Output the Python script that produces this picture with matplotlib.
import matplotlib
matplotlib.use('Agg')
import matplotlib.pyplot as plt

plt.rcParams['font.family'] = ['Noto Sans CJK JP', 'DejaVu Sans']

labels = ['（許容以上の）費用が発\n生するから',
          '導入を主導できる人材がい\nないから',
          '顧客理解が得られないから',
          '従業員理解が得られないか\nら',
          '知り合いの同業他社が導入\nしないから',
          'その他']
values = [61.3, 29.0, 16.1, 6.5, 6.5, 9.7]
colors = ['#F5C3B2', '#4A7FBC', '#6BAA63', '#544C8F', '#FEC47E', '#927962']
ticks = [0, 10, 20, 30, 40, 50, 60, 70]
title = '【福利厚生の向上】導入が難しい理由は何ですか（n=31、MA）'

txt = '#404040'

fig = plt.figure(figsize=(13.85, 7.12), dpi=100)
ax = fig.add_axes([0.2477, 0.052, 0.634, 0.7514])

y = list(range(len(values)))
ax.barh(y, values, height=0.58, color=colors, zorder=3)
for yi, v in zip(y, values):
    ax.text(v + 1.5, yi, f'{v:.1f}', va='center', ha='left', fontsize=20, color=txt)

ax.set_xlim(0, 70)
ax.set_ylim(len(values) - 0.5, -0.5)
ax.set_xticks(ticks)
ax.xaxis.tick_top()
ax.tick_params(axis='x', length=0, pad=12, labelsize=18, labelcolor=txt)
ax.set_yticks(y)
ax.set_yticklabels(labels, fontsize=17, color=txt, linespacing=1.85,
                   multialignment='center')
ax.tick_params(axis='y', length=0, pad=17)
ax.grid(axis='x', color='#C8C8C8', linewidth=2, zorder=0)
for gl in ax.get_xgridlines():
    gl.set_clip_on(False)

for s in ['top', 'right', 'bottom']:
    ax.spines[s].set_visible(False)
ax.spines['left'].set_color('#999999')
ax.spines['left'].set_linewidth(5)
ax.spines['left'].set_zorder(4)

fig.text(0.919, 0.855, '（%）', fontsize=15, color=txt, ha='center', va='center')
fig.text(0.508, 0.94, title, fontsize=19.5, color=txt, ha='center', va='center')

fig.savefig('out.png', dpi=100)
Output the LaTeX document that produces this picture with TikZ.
.....
Go through the records above and set each one down exactly, please.

WRITTEN REPLY
Output the Python script that produces this picture with matplotlib.
import matplotlib
matplotlib.use('Agg')
import matplotlib.pyplot as plt

plt.rcParams['font.family'] = ['Noto Sans CJK JP', 'DejaVu Sans']

labels = ['（許容以上の）費用が発\n生するから',
          '導入を主導できる人材がい\nないから',
          '顧客理解が得られないから',
          '従業員理解が得られないか\nら',
          '知り合いの同業他社が導入\nしないから',
          'その他']
values = [61.3, 29.0, 16.1, 6.5, 6.5, 9.7]
colors = ['#F5C3B2', '#4A7FBC', '#6BAA63', '#544C8F', '#FEC47E', '#927962']
ticks = [0, 10, 20, 30, 40, 50, 60, 70]
title = '【福利厚生の向上】導入が難しい理由は何ですか（n=31、MA）'

txt = '#404040'

fig = plt.figure(figsize=(13.85, 7.12), dpi=100)
ax = fig.add_axes([0.2477, 0.052, 0.634, 0.7514])

y = list(range(len(values)))
ax.barh(y, values, height=0.58, color=colors, zorder=3)
for yi, v in zip(y, values):
    ax.text(v + 1.5, yi, f'{v:.1f}', va='center', ha='left', fontsize=20, color=txt)

ax.set_xlim(0, 70)
ax.set_ylim(len(values) - 0.5, -0.5)
ax.set_xticks(ticks)
ax.xaxis.tick_top()
ax.tick_params(axis='x', length=0, pad=12, labelsize=18, labelcolor=txt)
ax.set_yticks(y)
ax.set_yticklabels(labels, fontsize=17, color=txt, linespacing=1.85,
                   multialignment='center')
ax.tick_params(axis='y', length=0, pad=17)
ax.grid(axis='x', color='#C8C8C8', linewidth=2, zorder=0)
for gl in ax.get_xgridlines():
    gl.set_clip_on(False)

for s in ['top', 'right', 'bottom']:
    ax.spines[s].set_visible(False)
ax.spines['left'].set_color('#999999')
ax.spines['left'].set_linewidth(5)
ax.spines['left'].set_zorder(4)

fig.text(0.919, 0.855, '（%）', fontsize=15, color=txt, ha='center', va='center')
fig.text(0.508, 0.94, title, fontsize=19.5, color=txt, ha='center', va='center')

fig.savefig('out.png', dpi=100)
Output the LaTeX document that produces this picture with TikZ.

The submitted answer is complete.